The couple hopes to be reunited on Canada Day.
Gideon thanked me personally for helping them out, which something that is always strange for a journalist to hear. I didn't really do anything to help them. I just asked a bunch of questions and wrote down the answers in a way that made for an interesting story.
But really, sometimes that is all the help someone needs when they are up against a faceless bureaucracy that notes their concerns but doesn't really listen or take a step back to notice that something is terribly wrong.
The backlog of unresolved immigration cases is huge. There are an unknown number of stories like the one I told about Gideon and Isabella and yes, it does seem unfair that their case gets resolved so quickly (if nearly 21 months instead of the eight they were told it would take can be considered "quick") just because a reporter starts nosing around.
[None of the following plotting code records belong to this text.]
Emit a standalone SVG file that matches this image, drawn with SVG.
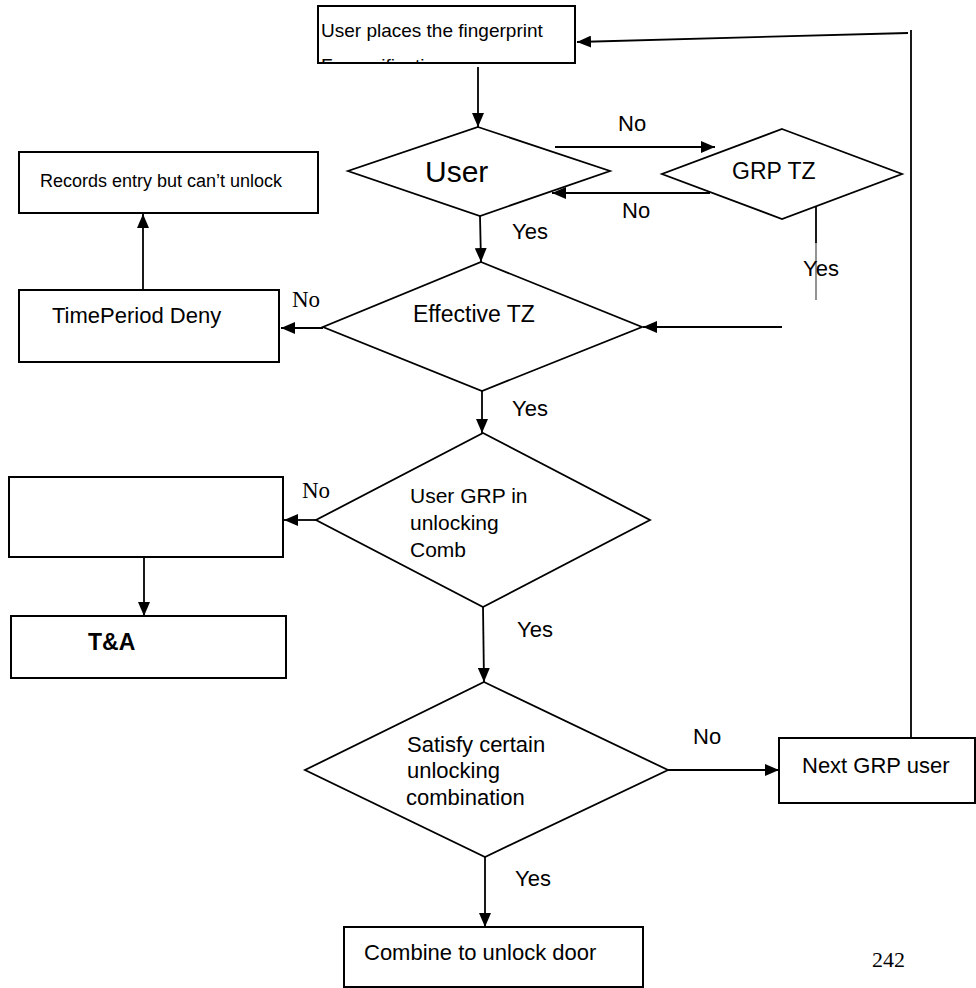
<svg xmlns="http://www.w3.org/2000/svg" width="976" height="988" viewBox="0 0 976 988">
<style>
.box{fill:#fff;stroke:#000;stroke-width:2}
.dia{fill:#fff;stroke:#000;stroke-width:1.8}
.ln{fill:none;stroke:#000;stroke-width:1.8}
.ar{fill:none;stroke:#000;stroke-width:1.8;marker-end:url(#ah)}
.t{font-family:"Liberation Sans",Arial,sans-serif;font-size:22px;fill:#000}
.s{font-family:"Liberation Serif","Times New Roman",serif;font-size:23px;fill:#000}
</style>
<defs>
<marker id="ah" viewBox="0 0 14 12" refX="14" refY="6" markerWidth="14" markerHeight="12" markerUnits="userSpaceOnUse" orient="auto">
<path d="M0,0 L14,6 L0,12 Z" fill="#000"/>
</marker>
<clipPath id="clipTop"><rect x="318" y="6" width="257" height="56"/></clipPath>
</defs>
<rect width="976" height="988" fill="#fff"/>

<g id="connectors">
<line class="ar" x1="478" y1="67" x2="478" y2="127"/>
<line class="ar" x1="555" y1="147" x2="715" y2="147"/>
<line class="ar" x1="710" y1="193" x2="552" y2="193"/>
<line class="ar" x1="480" y1="216" x2="481" y2="262"/>
<line class="ln" x1="816" y1="207" x2="816" y2="243"/>
<line x1="816" y1="243" x2="816" y2="300" stroke="#888" stroke-width="1.8"/>
<line class="ar" x1="782" y1="327" x2="643" y2="327"/>
<line class="ar" x1="323" y1="328" x2="281" y2="328"/>
<line class="ar" x1="143" y1="290" x2="143" y2="214"/>
<line class="ar" x1="482" y1="391" x2="482" y2="433"/>
<line class="ar" x1="316" y1="520" x2="284" y2="520"/>
<line class="ar" x1="144" y1="557" x2="144" y2="616"/>
<line class="ar" x1="483" y1="607" x2="484" y2="682"/>
<line class="ar" x1="668" y1="770" x2="779" y2="770"/>
<line class="ln" x1="911" y1="737" x2="911" y2="30"/>
<line class="ar" x1="908" y1="33" x2="577" y2="42"/>
<line class="ar" x1="485" y1="857" x2="485" y2="927"/>
</g>

<g id="n-start">
<rect class="box" x="318" y="6" width="257" height="57"/>
<g clip-path="url(#clipTop)">
<text class="t" x="321" y="37" style="font-size:19px">User places the fingerprint</text>
<text class="t" x="321" y="72" style="font-size:19px">For verification</text>
</g>
</g>

<g id="n-user">
<polygon class="dia" points="478,127 610,171 480,216 348,171"/>
<text class="t" x="425" y="182" style="font-size:30px">User</text>
</g>

<g id="n-grptz">
<polygon class="dia" points="782,129 902,174 782,219 662,174"/>
<text class="t" x="732" y="179" style="font-size:23px">GRP TZ</text>
</g>

<g id="n-records">
<rect class="box" x="19" y="152" width="299" height="61"/>
<text class="t" x="40" y="187" style="font-size:18px">Records entry but can’t unlock</text>
</g>

<g id="n-timeperiod">
<rect class="box" x="19" y="290" width="260" height="72"/>
<text class="t" x="52" y="323">TimePeriod Deny</text>
</g>

<g id="n-effective">
<polygon class="dia" points="481,262 642,327 482,391 323,327"/>
<text class="t" x="413" y="322" style="font-size:23px">Effective TZ</text>
</g>

<g id="n-usergrp">
<polygon class="dia" points="483,433 650,520 483,607 316,520"/>
<text class="t" x="410" y="503" style="font-size:21px">User GRP in</text>
<text class="t" x="410" y="530" style="font-size:21px">unlocking</text>
<text class="t" x="410" y="557" style="font-size:21px">Comb</text>
</g>

<g id="n-blank">
<rect class="box" x="9" y="477" width="274" height="80"/>
</g>

<g id="n-ta">
<rect class="box" x="11" y="616" width="275" height="62"/>
<text class="t" x="88" y="650" style="font-size:23px;font-weight:bold">T&amp;A</text>
</g>

<g id="n-satisfy">
<polygon class="dia" points="484,682 668,770 485,857 305,770"/>
<text class="t" x="407" y="752">Satisfy certain</text>
<text class="t" x="407" y="778">unlocking</text>
<text class="t" x="406" y="805">combination</text>
</g>

<g id="n-next">
<rect class="box" x="779" y="738" width="196" height="65"/>
<text class="t" x="802" y="773">Next GRP user</text>
</g>

<g id="n-combine">
<rect class="box" x="344" y="927" width="299" height="60"/>
<text class="t" x="364" y="960">Combine to unlock door</text>
</g>

<g id="labels">
<text class="t" x="618" y="131">No</text>
<text class="t" x="622" y="218">No</text>
<text class="t" x="512" y="239">Yes</text>
<text class="t" x="803" y="276">Yes</text>
<text class="s" x="292" y="307">No</text>
<text class="t" x="512" y="416">Yes</text>
<text class="s" x="302" y="498">No</text>
<text class="t" x="517" y="637">Yes</text>
<text class="t" x="693" y="744">No</text>
<text class="t" x="515" y="886">Yes</text>
<text class="s" x="872" y="967" style="font-size:22px">242</text>
</g>
</svg>
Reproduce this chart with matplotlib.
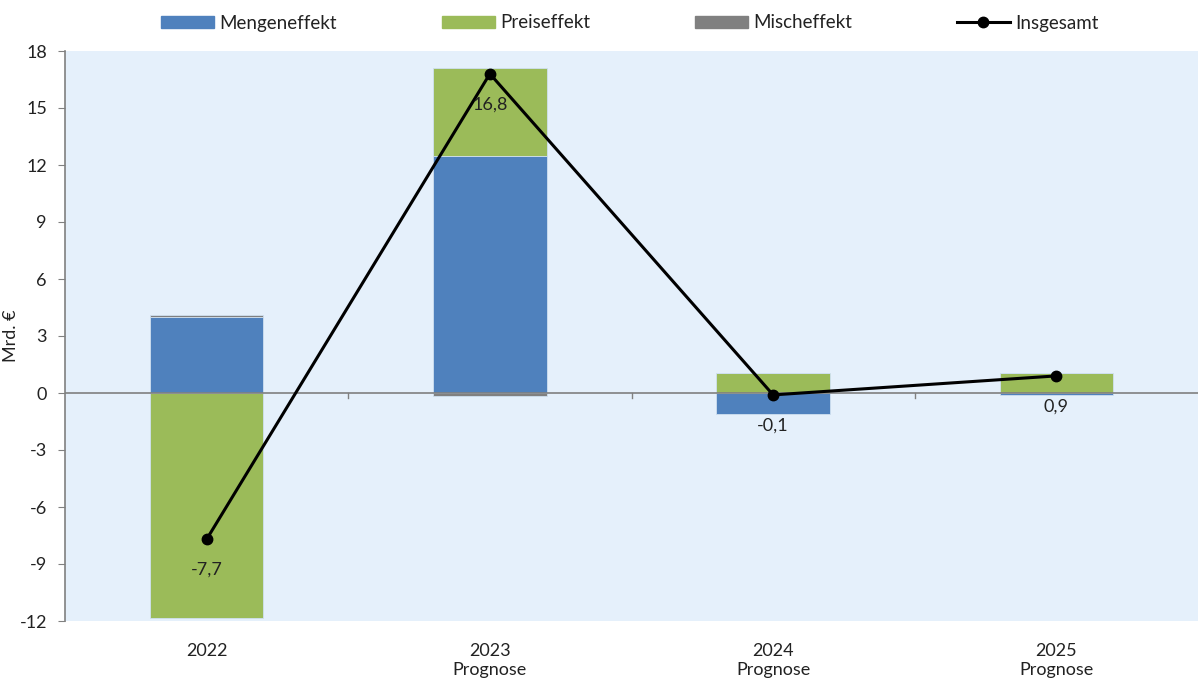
import matplotlib
matplotlib.use("Agg")
import matplotlib.pyplot as plt
import numpy as np
from matplotlib.lines import Line2D
from matplotlib.patches import Patch

plt.rcParams['font.family'] = ['Lato', 'DejaVu Sans']

categories = ["2022", "2023\nPrognose", "2024\nPrognose", "2025\nPrognose"]
menge = [4.0, 12.45, -1.1, -0.12]
preis = [-11.85, 4.65, 1.05, 1.05]
misch = [0.12, -0.18, 0.0, 0.0]
total = [-7.7, 16.8, -0.1, 0.9]
total_labels = ["-7,7", "16,8", "-0,1", "0,9"]
yticks = [-12, -9, -6, -3, 0, 3, 6, 9, 12, 15, 18]

c_menge = "#4F81BD"
c_preis = "#9BBB59"
c_misch = "#808080"

fig = plt.figure(figsize=(11.98, 6.8), dpi=100)
ax = fig.add_axes([65/1198, 59/680, 1133/1198, 570/680])
ax.set_facecolor("#E5F0FB")

x = np.arange(len(categories))
w = 0.4
pos_base = np.zeros(len(x))
neg_base = np.zeros(len(x))
for vals, col in [(menge, c_menge), (preis, c_preis), (misch, c_misch)]:
    vals = np.array(vals)
    bottoms = np.where(vals >= 0, pos_base, neg_base)
    ax.bar(x, vals, w, bottom=bottoms, color=col, edgecolor="#cfe0f0", linewidth=0.6, zorder=2)
    pos_base = pos_base + np.where(vals >= 0, vals, 0)
    neg_base = neg_base + np.where(vals < 0, vals, 0)

ax.plot(x, total, color="black", lw=2.2, marker="o", ms=7.5, zorder=4)
for xi, t, lab in zip(x, total, total_labels):
    ax.annotate(lab, (xi, t), xytext=(0, -22), textcoords="offset points",
                ha="center", va="center", fontsize=13, color="#222222", zorder=5)

ax.axhline(0, color="#808080", lw=1.2, zorder=3)
ax.set_xlim(-0.5, 3.5)
ax.set_ylim(-12, 18)
ax.set_yticks(yticks)
ax.set_yticklabels([str(v) for v in yticks], fontsize=13, color="#222222")
ax.set_xticks(x)
ax.set_xticklabels(categories, fontsize=13, color="#222222")
ax.tick_params(axis="x", length=0, pad=16)
ax.tick_params(axis="y", length=5, color="#808080", pad=8)
for xb in [0.5, 1.5, 2.5]:
    ax.plot([xb, xb], [0, -0.25], color="#808080", lw=1, zorder=3, clip_on=False)
for s in ["top", "right", "bottom"]:
    ax.spines[s].set_visible(False)
ax.spines["left"].set_color("#808080")
ax.spines["left"].set_linewidth(1.2)
ax.set_ylabel("Mrd. €", fontsize=13, color="#222222")
ax.yaxis.set_label_coords(-0.041, 0.5)

handles = [Patch(color=c_menge), Patch(color=c_preis), Patch(color=c_misch),
           Line2D([], [], color="black", lw=2.2, marker="o", ms=7.5)]
labels = ["Mengeneffekt", "Preiseffekt", "Mischeffekt", "Insgesamt"]
leg = fig.legend(handles, labels, loc="center", bbox_to_anchor=(630/1198, 1 - 23/680), ncol=4,
                 frameon=False, fontsize=13.5, handlelength=2.8, handleheight=0.65,
                 handletextpad=0.3, columnspacing=5.6)
for t in leg.get_texts():
    t.set_color("#222222")

fig.savefig("out.png", dpi=100, facecolor="white")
It would be impossible for every would-be immigrant to Canada to plead their case to the media in this way (and many who do see no quick results anyway). The staff in the office of Liberal MP Mauril Belanger (Ottawa-Vanier) had been making calls on this particular case for months with little progress, even though emails went through the office of Immigration Minister Jason Kenney.
But maybe if government officials (both in Ottawa and embassies around the world) tried a little harder to treat case numbers as individual people who deserve to be listened to and given a serious answer when they ask a serious question (such as: "Why are we being asked for medical tests three different times when your own file notes the first request was sent in error?") there would be more stories that end well.